— START OF Data provided —

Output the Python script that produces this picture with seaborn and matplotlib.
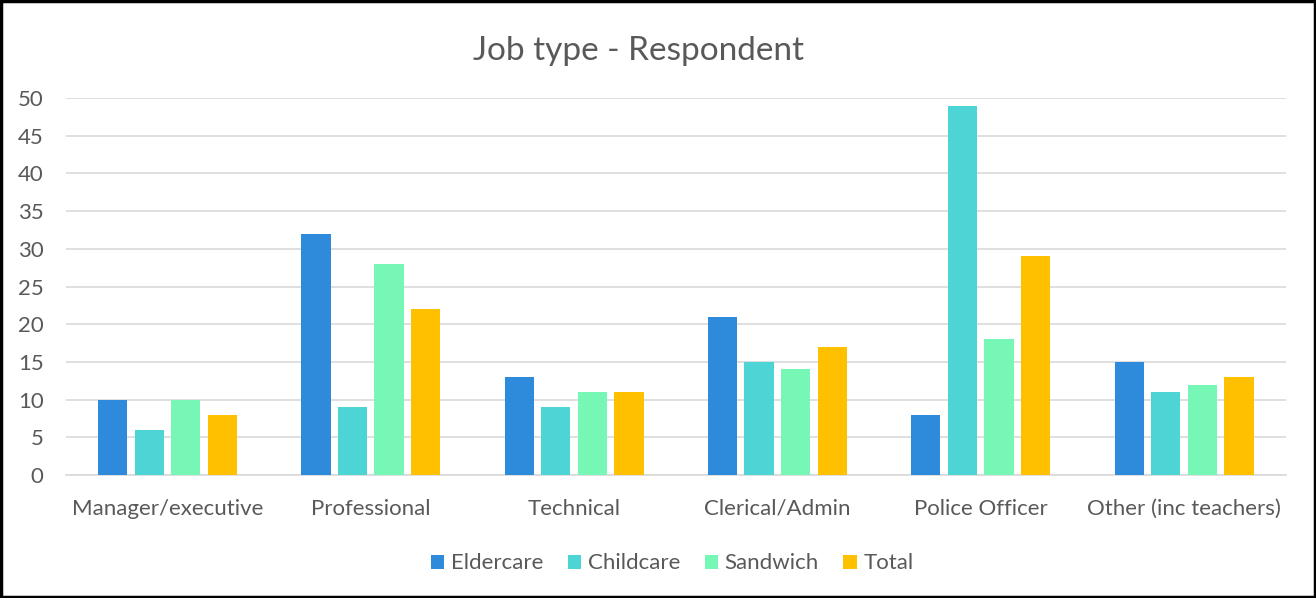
import matplotlib
matplotlib.use("Agg")
import matplotlib.pyplot as plt
import seaborn as sns
import pandas as pd
from matplotlib.patches import Rectangle

categories = ["Manager/executive", "Professional", "Technical", "Clerical/Admin",
              "Police Officer", "Other (inc teachers)"]
series = ["Eldercare", "Childcare", "Sandwich", "Total"]
eldercare = [10, 32, 13, 21, 8, 15]
childcare = [6, 9, 9, 15, 49, 11]
sandwich = [10, 28, 11, 14, 18, 12]
total = [8, 22, 11, 17, 29, 13]
colors = ["#2E8BDB", "#4DD5D5", "#77F7B5", "#FFC000"]
yticks = [0, 5, 10, 15, 20, 25, 30, 35, 40, 45, 50]

rows = []
for name, vals in zip(series, [eldercare, childcare, sandwich, total]):
    for c, v in zip(categories, vals):
        rows.append({"Category": c, "Series": name, "Value": v})
df = pd.DataFrame(rows)

sns.set_theme(style="white")
plt.rcParams["font.family"] = ["Lato", "DejaVu Sans"]
text_color = "#595959"

fig = plt.figure(figsize=(13.16, 5.98), dpi=100)
ax = fig.add_axes([0.050, 0.2057, 0.927, 0.6304])

sns.barplot(data=df, x="Category", y="Value", hue="Series", order=categories,
            hue_order=series, palette=colors, width=0.72, gap=0.2,
            saturation=1, ax=ax, legend=True, zorder=3, linewidth=0,
            edgecolor="none")

ax.set_ylim(0, 50)
ax.set_xlim(-0.5, 5.5)
ax.set_yticks(yticks)
ax.yaxis.grid(True, color="#D9D9D9", linewidth=1.2, zorder=0)
ax.set_axisbelow(True)
for s in ["top", "right", "left"]:
    ax.spines[s].set_visible(False)
ax.spines["bottom"].set_color("#D9D9D9")
ax.spines["bottom"].set_linewidth(1.2)
ax.set_xlabel("")
ax.set_ylabel("")
ax.tick_params(axis="both", length=0, colors=text_color, labelsize=16)
ax.tick_params(axis="x", pad=17)
ax.tick_params(axis="y", pad=16)
for lbl in ax.get_yticklabels():
    lbl.set_horizontalalignment("right")

fig.text(0.485, 0.915, "Job type - Respondent", fontsize=24, color=text_color,
         ha="center", va="center")

leg = ax.legend(loc="upper center", bbox_to_anchor=(0.497, -0.155), ncol=4,
                frameon=False, fontsize=16, handlelength=0.6, handleheight=0.6,
                columnspacing=1.1, handletextpad=0.3)
for t in leg.get_texts():
    t.set_color(text_color)

fig.patches.append(Rectangle((0.001, 0.002), 0.998, 0.996, transform=fig.transFigure,
                             fill=False, edgecolor="black", linewidth=2.5))

fig.savefig("out.png", dpi=100, facecolor="white")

— END OF Data provided —

Transcribe exactly, with no pictures, the lines running from the first line of the material through the line holding "from matplotlib.patches import Rectangle".

Output the Python script that produces this picture with seaborn and matplotlib.
import matplotlib
matplotlib.use("Agg")
import matplotlib.pyplot as plt
import seaborn as sns
import pandas as pd
from matplotlib.patches import Rectangle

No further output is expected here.